Provided data →
★ ★ ★

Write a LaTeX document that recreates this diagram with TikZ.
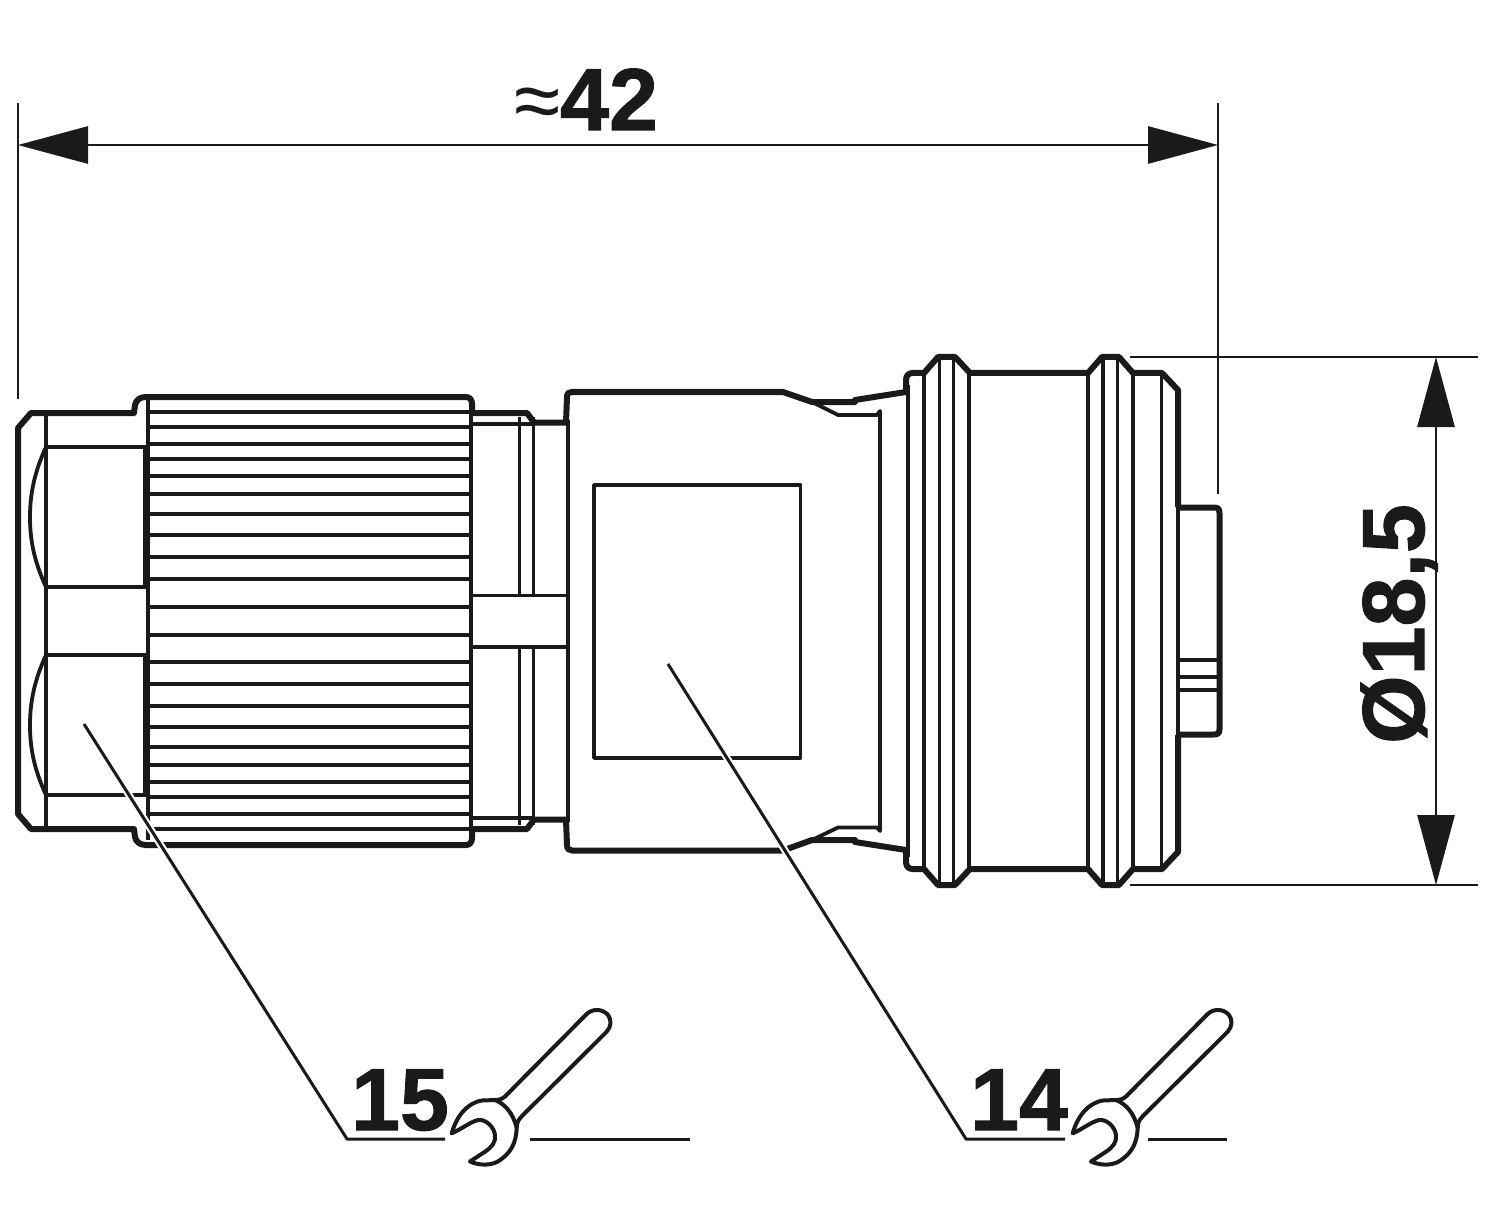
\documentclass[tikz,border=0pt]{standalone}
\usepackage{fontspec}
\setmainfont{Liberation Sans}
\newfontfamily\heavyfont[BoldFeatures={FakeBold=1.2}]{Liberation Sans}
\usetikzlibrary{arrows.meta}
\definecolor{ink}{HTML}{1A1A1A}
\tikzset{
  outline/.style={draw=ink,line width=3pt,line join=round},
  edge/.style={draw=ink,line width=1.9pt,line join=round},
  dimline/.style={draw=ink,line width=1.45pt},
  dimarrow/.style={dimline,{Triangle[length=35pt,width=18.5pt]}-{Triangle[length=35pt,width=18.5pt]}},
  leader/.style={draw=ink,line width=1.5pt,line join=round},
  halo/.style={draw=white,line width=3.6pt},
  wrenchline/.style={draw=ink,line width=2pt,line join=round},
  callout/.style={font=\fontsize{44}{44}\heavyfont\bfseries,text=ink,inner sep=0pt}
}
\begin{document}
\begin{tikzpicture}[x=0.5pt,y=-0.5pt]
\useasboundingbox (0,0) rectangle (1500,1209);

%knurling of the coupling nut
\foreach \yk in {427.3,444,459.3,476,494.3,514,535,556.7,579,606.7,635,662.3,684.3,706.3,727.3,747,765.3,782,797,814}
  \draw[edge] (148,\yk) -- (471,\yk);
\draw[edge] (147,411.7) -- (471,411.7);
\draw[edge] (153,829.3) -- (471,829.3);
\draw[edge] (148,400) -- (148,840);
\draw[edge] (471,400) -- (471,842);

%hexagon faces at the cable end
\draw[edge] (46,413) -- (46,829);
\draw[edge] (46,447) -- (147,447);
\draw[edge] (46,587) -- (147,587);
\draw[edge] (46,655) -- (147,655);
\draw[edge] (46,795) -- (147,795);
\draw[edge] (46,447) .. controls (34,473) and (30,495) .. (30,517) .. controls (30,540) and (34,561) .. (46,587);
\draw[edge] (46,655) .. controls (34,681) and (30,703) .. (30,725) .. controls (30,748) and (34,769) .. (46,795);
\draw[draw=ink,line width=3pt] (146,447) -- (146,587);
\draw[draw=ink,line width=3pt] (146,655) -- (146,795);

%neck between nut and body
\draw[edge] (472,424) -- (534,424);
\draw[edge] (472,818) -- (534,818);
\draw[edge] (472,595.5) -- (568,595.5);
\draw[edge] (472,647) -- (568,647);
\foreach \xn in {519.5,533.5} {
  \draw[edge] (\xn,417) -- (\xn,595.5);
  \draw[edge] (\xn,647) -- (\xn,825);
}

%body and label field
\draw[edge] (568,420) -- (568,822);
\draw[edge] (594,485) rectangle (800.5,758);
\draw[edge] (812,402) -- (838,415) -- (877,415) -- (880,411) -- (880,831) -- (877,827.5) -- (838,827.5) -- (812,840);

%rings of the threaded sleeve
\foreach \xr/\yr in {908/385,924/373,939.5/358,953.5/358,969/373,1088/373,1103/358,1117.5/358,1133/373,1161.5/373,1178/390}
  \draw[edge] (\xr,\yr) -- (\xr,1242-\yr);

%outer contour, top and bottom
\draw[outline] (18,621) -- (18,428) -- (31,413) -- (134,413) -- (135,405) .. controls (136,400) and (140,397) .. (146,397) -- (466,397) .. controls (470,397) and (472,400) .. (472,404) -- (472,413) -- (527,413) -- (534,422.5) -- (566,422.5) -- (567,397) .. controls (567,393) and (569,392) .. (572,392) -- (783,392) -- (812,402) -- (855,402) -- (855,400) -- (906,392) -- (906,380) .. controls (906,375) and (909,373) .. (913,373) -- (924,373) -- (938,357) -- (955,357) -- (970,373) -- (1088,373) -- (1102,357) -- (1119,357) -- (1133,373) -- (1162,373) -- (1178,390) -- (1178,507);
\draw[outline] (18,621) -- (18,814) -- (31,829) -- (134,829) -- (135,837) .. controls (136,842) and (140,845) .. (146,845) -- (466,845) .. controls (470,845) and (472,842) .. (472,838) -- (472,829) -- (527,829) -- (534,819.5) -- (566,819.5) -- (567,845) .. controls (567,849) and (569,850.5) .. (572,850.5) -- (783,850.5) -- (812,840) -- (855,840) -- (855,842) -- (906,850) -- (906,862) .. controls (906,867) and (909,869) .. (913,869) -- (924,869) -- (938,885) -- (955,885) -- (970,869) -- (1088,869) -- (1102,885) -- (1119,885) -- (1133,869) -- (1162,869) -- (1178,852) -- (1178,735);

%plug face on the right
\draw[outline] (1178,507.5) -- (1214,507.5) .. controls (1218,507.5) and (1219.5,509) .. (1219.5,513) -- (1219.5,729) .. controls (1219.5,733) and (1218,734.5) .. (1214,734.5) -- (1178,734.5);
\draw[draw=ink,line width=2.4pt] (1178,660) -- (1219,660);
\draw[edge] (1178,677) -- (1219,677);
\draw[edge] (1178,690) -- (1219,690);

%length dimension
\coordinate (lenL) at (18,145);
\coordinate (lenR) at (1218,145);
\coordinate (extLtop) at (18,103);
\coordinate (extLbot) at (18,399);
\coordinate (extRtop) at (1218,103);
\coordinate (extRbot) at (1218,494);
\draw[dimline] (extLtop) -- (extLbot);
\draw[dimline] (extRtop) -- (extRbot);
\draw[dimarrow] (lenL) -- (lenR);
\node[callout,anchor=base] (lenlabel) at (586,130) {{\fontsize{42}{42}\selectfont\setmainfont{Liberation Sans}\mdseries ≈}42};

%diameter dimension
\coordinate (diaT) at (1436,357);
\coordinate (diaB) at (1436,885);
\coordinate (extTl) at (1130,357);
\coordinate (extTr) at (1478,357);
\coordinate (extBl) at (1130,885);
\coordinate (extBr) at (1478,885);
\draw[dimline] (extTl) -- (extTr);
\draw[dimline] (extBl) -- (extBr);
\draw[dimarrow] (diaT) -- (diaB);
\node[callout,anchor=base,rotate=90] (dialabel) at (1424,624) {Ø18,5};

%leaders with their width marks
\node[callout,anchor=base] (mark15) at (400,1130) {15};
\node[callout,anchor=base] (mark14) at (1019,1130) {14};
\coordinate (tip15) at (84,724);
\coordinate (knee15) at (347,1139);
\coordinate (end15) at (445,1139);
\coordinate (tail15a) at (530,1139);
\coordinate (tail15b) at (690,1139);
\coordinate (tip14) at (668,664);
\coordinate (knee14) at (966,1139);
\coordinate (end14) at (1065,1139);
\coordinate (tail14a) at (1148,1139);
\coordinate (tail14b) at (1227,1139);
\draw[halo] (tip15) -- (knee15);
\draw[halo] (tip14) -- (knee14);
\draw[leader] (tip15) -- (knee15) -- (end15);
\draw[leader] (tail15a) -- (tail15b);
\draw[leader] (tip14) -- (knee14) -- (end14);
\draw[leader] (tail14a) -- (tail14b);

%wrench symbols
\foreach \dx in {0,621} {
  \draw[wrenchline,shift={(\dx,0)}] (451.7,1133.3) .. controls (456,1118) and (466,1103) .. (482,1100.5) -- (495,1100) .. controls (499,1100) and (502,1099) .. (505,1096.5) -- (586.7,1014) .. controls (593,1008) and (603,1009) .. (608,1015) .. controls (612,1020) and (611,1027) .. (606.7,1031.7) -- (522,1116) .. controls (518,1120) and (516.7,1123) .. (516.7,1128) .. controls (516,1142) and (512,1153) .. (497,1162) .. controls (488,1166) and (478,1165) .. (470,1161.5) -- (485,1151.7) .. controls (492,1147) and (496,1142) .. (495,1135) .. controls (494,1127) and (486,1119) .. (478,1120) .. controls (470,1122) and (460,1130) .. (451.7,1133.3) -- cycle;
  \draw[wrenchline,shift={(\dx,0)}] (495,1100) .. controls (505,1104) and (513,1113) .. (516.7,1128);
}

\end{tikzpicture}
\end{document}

★ ★ ★

Given request → Copy all the lines of data exactly as they appear, dropping any images.

Worked solution →
Write a LaTeX document that recreates this diagram with TikZ.
\documentclass[tikz,border=0pt]{standalone}
\usepackage{fontspec}
\setmainfont{Liberation Sans}
\newfontfamily\heavyfont[BoldFeatures={FakeBold=1.2}]{Liberation Sans}
\usetikzlibrary{arrows.meta}
\definecolor{ink}{HTML}{1A1A1A}
\tikzset{
  outline/.style={draw=ink,line width=3pt,line join=round},
  edge/.style={draw=ink,line width=1.9pt,line join=round},
  dimline/.style={draw=ink,line width=1.45pt},
  dimarrow/.style={dimline,{Triangle[length=35pt,width=18.5pt]}-{Triangle[length=35pt,width=18.5pt]}},
  leader/.style={draw=ink,line width=1.5pt,line join=round},
  halo/.style={draw=white,line width=3.6pt},
  wrenchline/.style={draw=ink,line width=2pt,line join=round},
  callout/.style={font=\fontsize{44}{44}\heavyfont\bfseries,text=ink,inner sep=0pt}
}
\begin{document}
\begin{tikzpicture}[x=0.5pt,y=-0.5pt]
\useasboundingbox (0,0) rectangle (1500,1209);

%knurling of the coupling nut
\foreach \yk in {427.3,444,459.3,476,494.3,514,535,556.7,579,606.7,635,662.3,684.3,706.3,727.3,747,765.3,782,797,814}
  \draw[edge] (148,\yk) -- (471,\yk);
\draw[edge] (147,411.7) -- (471,411.7);
\draw[edge] (153,829.3) -- (471,829.3);
\draw[edge] (148,400) -- (148,840);
\draw[edge] (471,400) -- (471,842);

%hexagon faces at the cable end
\draw[edge] (46,413) -- (46,829);
\draw[edge] (46,447) -- (147,447);
\draw[edge] (46,587) -- (147,587);
\draw[edge] (46,655) -- (147,655);
\draw[edge] (46,795) -- (147,795);
\draw[edge] (46,447) .. controls (34,473) and (30,495) .. (30,517) .. controls (30,540) and (34,561) .. (46,587);
\draw[edge] (46,655) .. controls (34,681) and (30,703) .. (30,725) .. controls (30,748) and (34,769) .. (46,795);
\draw[draw=ink,line width=3pt] (146,447) -- (146,587);
\draw[draw=ink,line width=3pt] (146,655) -- (146,795);

%neck between nut and body
\draw[edge] (472,424) -- (534,424);
\draw[edge] (472,818) -- (534,818);
\draw[edge] (472,595.5) -- (568,595.5);
\draw[edge] (472,647) -- (568,647);
\foreach \xn in {519.5,533.5} {
  \draw[edge] (\xn,417) -- (\xn,595.5);
  \draw[edge] (\xn,647) -- (\xn,825);
}

%body and label field
\draw[edge] (568,420) -- (568,822);
\draw[edge] (594,485) rectangle (800.5,758);
\draw[edge] (812,402) -- (838,415) -- (877,415) -- (880,411) -- (880,831) -- (877,827.5) -- (838,827.5) -- (812,840);

%rings of the threaded sleeve
\foreach \xr/\yr in {908/385,924/373,939.5/358,953.5/358,969/373,1088/373,1103/358,1117.5/358,1133/373,1161.5/373,1178/390}
  \draw[edge] (\xr,\yr) -- (\xr,1242-\yr);

%outer contour, top and bottom
\draw[outline] (18,621) -- (18,428) -- (31,413) -- (134,413) -- (135,405) .. controls (136,400) and (140,397) .. (146,397) -- (466,397) .. controls (470,397) and (472,400) .. (472,404) -- (472,413) -- (527,413) -- (534,422.5) -- (566,422.5) -- (567,397) .. controls (567,393) and (569,392) .. (572,392) -- (783,392) -- (812,402) -- (855,402) -- (855,400) -- (906,392) -- (906,380) .. controls (906,375) and (909,373) .. (913,373) -- (924,373) -- (938,357) -- (955,357) -- (970,373) -- (1088,373) -- (1102,357) -- (1119,357) -- (1133,373) -- (1162,373) -- (1178,390) -- (1178,507);
\draw[outline] (18,621) -- (18,814) -- (31,829) -- (134,829) -- (135,837) .. controls (136,842) and (140,845) .. (146,845) -- (466,845) .. controls (470,845) and (472,842) .. (472,838) -- (472,829) -- (527,829) -- (534,819.5) -- (566,819.5) -- (567,845) .. controls (567,849) and (569,850.5) .. (572,850.5) -- (783,850.5) -- (812,840) -- (855,840) -- (855,842) -- (906,850) -- (906,862) .. controls (906,867) and (909,869) .. (913,869) -- (924,869) -- (938,885) -- (955,885) -- (970,869) -- (1088,869) -- (1102,885) -- (1119,885) -- (1133,869) -- (1162,869) -- (1178,852) -- (1178,735);

%plug face on the right
\draw[outline] (1178,507.5) -- (1214,507.5) .. controls (1218,507.5) and (1219.5,509) .. (1219.5,513) -- (1219.5,729) .. controls (1219.5,733) and (1218,734.5) .. (1214,734.5) -- (1178,734.5);
\draw[draw=ink,line width=2.4pt] (1178,660) -- (1219,660);
\draw[edge] (1178,677) -- (1219,677);
\draw[edge] (1178,690) -- (1219,690);

%length dimension
\coordinate (lenL) at (18,145);
\coordinate (lenR) at (1218,145);
\coordinate (extLtop) at (18,103);
\coordinate (extLbot) at (18,399);
\coordinate (extRtop) at (1218,103);
\coordinate (extRbot) at (1218,494);
\draw[dimline] (extLtop) -- (extLbot);
\draw[dimline] (extRtop) -- (extRbot);
\draw[dimarrow] (lenL) -- (lenR);
\node[callout,anchor=base] (lenlabel) at (586,130) {{\fontsize{42}{42}\selectfont\setmainfont{Liberation Sans}\mdseries ≈}42};

%diameter dimension
\coordinate (diaT) at (1436,357);
\coordinate (diaB) at (1436,885);
\coordinate (extTl) at (1130,357);
\coordinate (extTr) at (1478,357);
\coordinate (extBl) at (1130,885);
\coordinate (extBr) at (1478,885);
\draw[dimline] (extTl) -- (extTr);
\draw[dimline] (extBl) -- (extBr);
\draw[dimarrow] (diaT) -- (diaB);
\node[callout,anchor=base,rotate=90] (dialabel) at (1424,624) {Ø18,5};

%leaders with their width marks
\node[callout,anchor=base] (mark15) at (400,1130) {15};
\node[callout,anchor=base] (mark14) at (1019,1130) {14};
\coordinate (tip15) at (84,724);
\coordinate (knee15) at (347,1139);
\coordinate (end15) at (445,1139);
\coordinate (tail15a) at (530,1139);
\coordinate (tail15b) at (690,1139);
\coordinate (tip14) at (668,664);
\coordinate (knee14) at (966,1139);
\coordinate (end14) at (1065,1139);
\coordinate (tail14a) at (1148,1139);
\coordinate (tail14b) at (1227,1139);
\draw[halo] (tip15) -- (knee15);
\draw[halo] (tip14) -- (knee14);
\draw[leader] (tip15) -- (knee15) -- (end15);
\draw[leader] (tail15a) -- (tail15b);
\draw[leader] (tip14) -- (knee14) -- (end14);
\draw[leader] (tail14a) -- (tail14b);

%wrench symbols
\foreach \dx in {0,621} {
  \draw[wrenchline,shift={(\dx,0)}] (451.7,1133.3) .. controls (456,1118) and (466,1103) .. (482,1100.5) -- (495,1100) .. controls (499,1100) and (502,1099) .. (505,1096.5) -- (586.7,1014) .. controls (593,1008) and (603,1009) .. (608,1015) .. controls (612,1020) and (611,1027) .. (606.7,1031.7) -- (522,1116) .. controls (518,1120) and (516.7,1123) .. (516.7,1128) .. controls (516,1142) and (512,1153) .. (497,1162) .. controls (488,1166) and (478,1165) .. (470,1161.5) -- (485,1151.7) .. controls (492,1147) and (496,1142) .. (495,1135) .. controls (494,1127) and (486,1119) .. (478,1120) .. controls (470,1122) and (460,1130) .. (451.7,1133.3) -- cycle;
  \draw[wrenchline,shift={(\dx,0)}] (495,1100) .. controls (505,1104) and (513,1113) .. (516.7,1128);
}

\end{tikzpicture}
\end{document}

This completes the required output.